When Rooke came back, after the third or fourth glass of ice water in his face, he found himself stripped to his shorts, his hands and legs cuffed to the legs of a metal kitchen chair leaning against the refrigerator door. I didn't trust duct tape to hold him any more than I trusted myself not to shoot the crazy bastard in the eye. He came back to consciousness as if he had never been away.
"Do you know who I am, old man?" he said. "You're in a shit-load of trouble."
"Do you know who I am, asshole?" I said. "You're probably in more trouble than I am."
"What do you want?" he asked, not missing a beat. He knew who I was now. "We can work something out, Mr. Milodragovitch."
"I'd really like to know who hired your brother to kill me."
"That's going to be a problem -" he started to say.
I interrupted by placing the derringer against the fold of his armpit and pulling the trigger.

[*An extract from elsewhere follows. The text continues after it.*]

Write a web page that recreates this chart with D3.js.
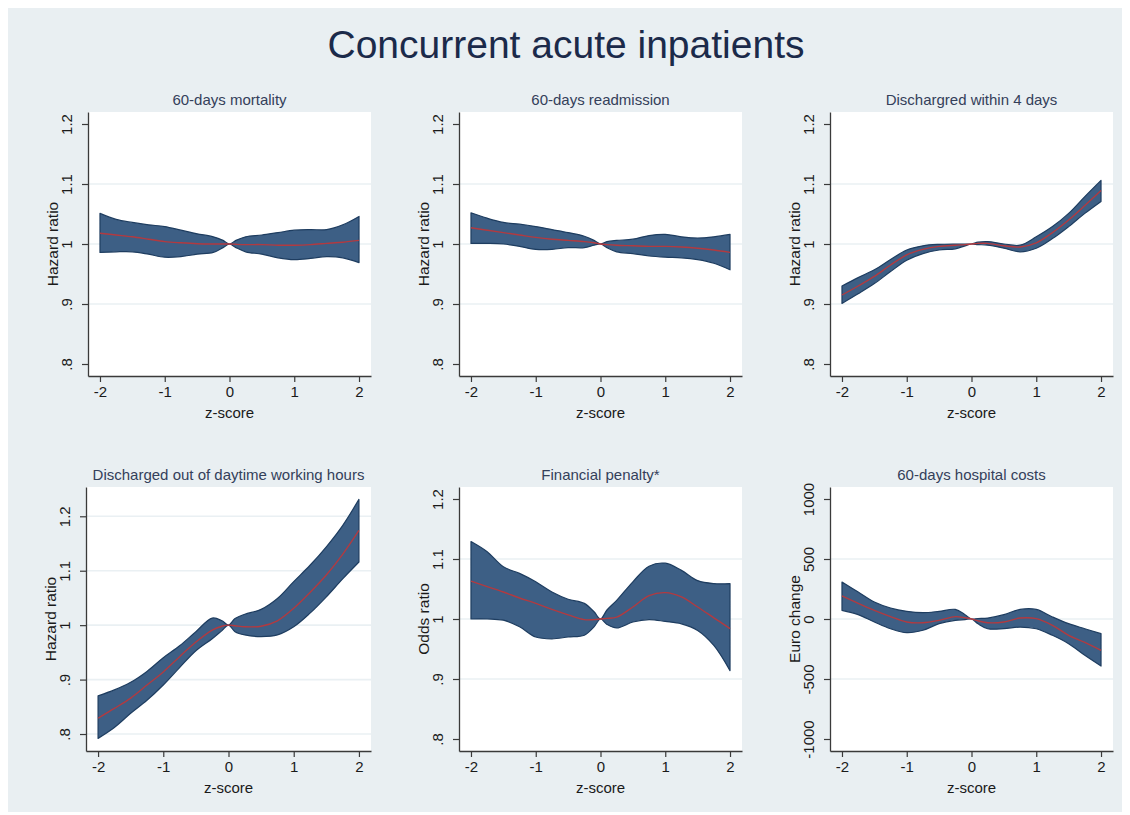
<!DOCTYPE html>
<html><head><meta charset="utf-8">
<script src="https://cdn.jsdelivr.net/npm/d3@7"></script>
<style>
body{margin:0;background:#ffffff;}
svg text{font-family:"Liberation Sans",Arial,sans-serif;}
</style></head>
<body>
<svg id="chart" width="1130" height="815"></svg>
<script>
const mainTitle = "Concurrent acute inpatients";
const zGrid = [-2,-1.75,-1.5,-1.25,-1,-0.75,-0.5,-0.25,-0.1,0,0.1,0.25,0.5,0.75,1,1.25,1.5,1.75,2];
const xTicks = [-2,-1,0,1,2];
const xTickLabels = ["-2","-1","0","1","2"];
const xLabel = "z-score";

const panelTitles = ["60-days mortality","60-days readmission","Dischargred within 4 days",
  "Discharged out of daytime working hours","Financial penalty*","60-days hospital costs"];
const yLabels = ["Hazard ratio","Hazard ratio","Hazard ratio","Hazard ratio","Odds ratio","Euro change"];
const ratioTicks = [0.8,0.9,1,1.1,1.2];
const ratioTickLabels = [".8",".9","1","1.1","1.2"];
const euroTicks = [-1000,-500,0,500,1000];
const euroTickLabels = ["-1000","-500","0","500","1000"];

// 60-days mortality
const mortEst = [1.018,1.015,1.012,1.008,1.004,1.002,1.0005,1.0,1.0,1,0.9995,0.999,0.999,0.998,0.998,0.999,1.001,1.003,1.006];
const mortLo  = [0.986,0.987,0.987,0.983,0.978,0.979,0.983,0.986,0.994,1,0.994,0.987,0.983,0.977,0.974,0.976,0.979,0.977,0.969];
const mortHi  = [1.051,1.041,1.036,1.032,1.029,1.023,1.017,1.012,1.006,1,1.006,1.012,1.015,1.019,1.023,1.024,1.024,1.032,1.046];
// 60-days readmission
const readEst = [1.027,1.023,1.019,1.015,1.011,1.008,1.006,1.004,1.002,1,0.999,0.998,0.997,0.996,0.996,0.995,0.993,0.990,0.986];
const readLo  = [1.001,1.001,1.0,0.996,0.991,0.991,0.994,0.994,0.998,1,0.994,0.987,0.984,0.980,0.978,0.977,0.974,0.968,0.957];
const readHi  = [1.052,1.043,1.036,1.033,1.029,1.024,1.019,1.013,1.006,1,1.004,1.006,1.008,1.014,1.016,1.012,1.010,1.012,1.016];
// Discharged within 4 days
const d4Est = [0.915,0.930,0.946,0.965,0.982,0.991,0.996,0.998,0.999,1,1.001,1.001,0.997,0.995,1.002,1.019,1.040,1.064,1.089];
const d4Lo  = [0.901,0.917,0.934,0.954,0.973,0.984,0.990,0.992,0.997,1,0.999,0.998,0.993,0.987,0.993,1.009,1.029,1.051,1.071];
const d4Hi  = [0.930,0.944,0.957,0.974,0.990,0.997,0.9994,1.0,1.0,1,1.003,1.004,1.0,0.998,1.012,1.029,1.051,1.079,1.106];
// Discharged out of daytime working hours
const outEst = [0.829,0.847,0.866,0.890,0.914,0.942,0.969,0.991,0.998,1,0.999,0.997,0.998,1.008,1.031,1.060,1.092,1.130,1.174];
const outLo  = [0.792,0.812,0.838,0.862,0.890,0.922,0.953,0.975,0.990,1,0.988,0.982,0.979,0.982,0.997,1.022,1.052,1.085,1.116];
const outHi  = [0.870,0.881,0.895,0.915,0.940,0.962,0.988,1.013,1.008,1,1.012,1.020,1.029,1.049,1.080,1.110,1.144,1.183,1.231];
// Financial penalty
const finEst = [1.063,1.054,1.045,1.035,1.026,1.016,1.007,0.999,0.999,1,1.001,1.003,1.020,1.039,1.044,1.037,1.020,1.002,0.984];
const finLo  = [1.0,1.0,0.998,0.987,0.970,0.967,0.970,0.973,0.987,1,0.991,0.985,0.995,0.999,0.996,0.992,0.981,0.956,0.914];
const finHi  = [1.129,1.112,1.087,1.076,1.062,1.045,1.033,1.026,1.012,1,1.015,1.031,1.062,1.088,1.093,1.081,1.064,1.059,1.059];
// 60-days hospital costs
const costEst = [192,130,72,20,-25,-31,-11,20,10,0,-15,-31,-25,8,3,-53,-136,-195,-261];
const costLo  = [72,36,-25,-81,-114,-94,-39,-11,-5,0,-40,-81,-81,-67,-81,-136,-206,-303,-392];
const costHi  = [308,225,142,92,64,53,64,80,36,0,4,8,36,80,80,17,-39,-81,-122];

const seriesEst = [mortEst,readEst,d4Est,outEst,finEst,costEst];
const seriesLo = [mortLo,readLo,d4Lo,outLo,finLo,costLo];
const seriesHi = [mortHi,readHi,d4Hi,outHi,finHi,costHi];

// layout (styles/positions)
const panelBoxes = [
  {x0:88,x1:371,y0:112,y1:376,dom:[0.78,1.22]},
  {x0:459,x1:742,y0:112,y1:376,dom:[0.78,1.22]},
  {x0:830,x1:1113,y0:112,y1:376,dom:[0.78,1.22]},
  {x0:86,x1:371,y0:487,y1:751,dom:[0.7688,1.2538]},
  {x0:459,x1:742,y0:487,y1:751,dom:[0.78,1.22]},
  {x0:830,x1:1113,y0:487,y1:751,dom:[-1100,1100]}
];

const svg = d3.select("#chart");
svg.append("rect").attr("x",8).attr("y",8).attr("width",1114).attr("height",804).attr("fill","#e9eff2");
svg.append("text").attr("x",566).attr("y",58).attr("text-anchor","middle")
  .attr("font-size",39).attr("fill","#1b2a4a").text(mainTitle);

panelBoxes.forEach((b,i)=>{
  const g = svg.append("g");
  const x = d3.scaleLinear().domain([-2.185,2.185]).range([b.x0,b.x1]);
  const y = d3.scaleLinear().domain(b.dom).range([b.y1,b.y0]);
  const isEuro = i===5;
  const yT = isEuro ? euroTicks : ratioTicks;
  const yTL = isEuro ? euroTickLabels : ratioTickLabels;

  g.append("rect").attr("x",b.x0).attr("y",b.y0).attr("width",b.x1-b.x0).attr("height",b.y1-b.y0).attr("fill","#ffffff");
  // grid lines (skip those at the scale ends)
  yT.forEach(t=>{
    const py = y(t);
    if ((py - b.y0 < 15 || b.y1 - py < 15) && i!==3) return;
    g.append("line").attr("x1",b.x0).attr("x2",b.x1).attr("y1",py).attr("y2",py)
      .attr("stroke","#eaf0f3").attr("stroke-width",1.6);
  });

  const pts = zGrid.map((z,k)=>({z:z,e:seriesEst[i][k],lo:seriesLo[i][k],hi:seriesHi[i][k]}));
  const area = d3.area().x(d=>x(d.z)).y0(d=>y(d.lo)).y1(d=>y(d.hi)).curve(d3.curveCatmullRom.alpha(0.5));
  g.append("path").attr("d",area(pts)).attr("fill","#3d5f85").attr("stroke","#1e3d60").attr("stroke-width",1.2).attr("stroke-linejoin","round");
  const line = d3.line().x(d=>x(d.z)).y(d=>y(d.e)).curve(d3.curveCatmullRom.alpha(0.5));
  g.append("path").attr("d",line(pts)).attr("fill","none").attr("stroke","#b23a40").attr("stroke-width",1.4);

  // axes
  const xa = g.append("g").attr("transform",`translate(0,${b.y1})`)
    .call(d3.axisBottom(x).tickValues(xTicks).tickSize(6).tickSizeOuter(0).tickFormat((d,k)=>xTickLabels[k]));
  xa.select(".domain").attr("stroke","#3a3a3a").attr("stroke-width",1.3);
  xa.selectAll(".tick line").attr("stroke","#3a3a3a").attr("stroke-width",1.2);
  xa.selectAll(".tick text").attr("font-size",15).attr("fill","#1a1a1a").attr("dy","0.9em").attr("y",7);

  const ya = g.append("g").attr("transform",`translate(${b.x0},0)`)
    .call(d3.axisLeft(y).tickValues(yT).tickSize(6).tickSizeOuter(0).tickFormat((d,k)=>yTL[k]));
  ya.select(".domain").attr("stroke","#3a3a3a").attr("stroke-width",1.3);
  ya.selectAll(".tick line").attr("stroke","#3a3a3a").attr("stroke-width",1.2);
  ya.selectAll(".tick text").attr("font-size",15).attr("fill","#1a1a1a")
    .attr("x",0).attr("dy",0).attr("text-anchor","middle")
    .attr("transform","translate(-16,0) rotate(-90)");

  g.append("text").attr("x",(b.x0+b.x1)/2).attr("y",b.y1+42).attr("text-anchor","middle")
    .attr("font-size",15).attr("fill","#1a1a1a").text(xLabel);
  g.append("text").attr("transform",`translate(${b.x0-30},${(b.y0+b.y1)/2}) rotate(-90)`)
    .attr("text-anchor","middle").attr("font-size",15.5).attr("fill","#1a1a1a").text(yLabels[i]);
  g.append("text").attr("x",(b.x0+b.x1)/2).attr("y",b.y0-7).attr("text-anchor","middle")
    .attr("font-size",15).attr("fill","#34405a").text(panelTitles[i]);
});
</script>
</body></html>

It was a light load, but the powder burn seared the skin and the notched hollow point carved a deep groove through his flesh, a painful red, white, and black furrow. I had some idea of how much this must have hurt, but Rooke seemed totally surprised. Before he got his breath back, I sloshed a bit of organic habanero salsa onto a dish towel. He looked as if he couldn't believe what was happening. Then I snuggled the cloth into the wound, and taped the towel over his shoulder.
Rooke didn't have much to say. He seemed to have fainted. He just sprawled in the chair and drooled while I cleaned him up and started my search of the house.
"Well," I said half an hour later – the bastard hadn't even bothered to lock the entrance to the basement -"since you know who I am, asshole, and if I don't care that you know who I am, then you probably realize that when I leave here, you don't have much of a chance of being alive. It's simply a matter of how much pain you can stand."
"Bring it on, you son of a bitch."
"Since you threatened to ruin my life, and as far as I can tell you're still trying – rumor has it that you're planning to convince the grand jury to indict me for Billy Long's death – there's some other stuff you should consider," I said. "Credit card records put either you, your brother, or both of you in six cities across the country in the past six years where young women have been raped, tortured, mutilated, and killed. You never came to the FBI's attention because you bastards are law enforcement. You covered your tracks perfectly, cleaned the crime scenes professionally. You used different setups and took different parts of the body each time. Was Annette McBride the first? Or just another one? What the fuck were you doing? And how stupid was it to keep your souvenirs in a freezer in the basement?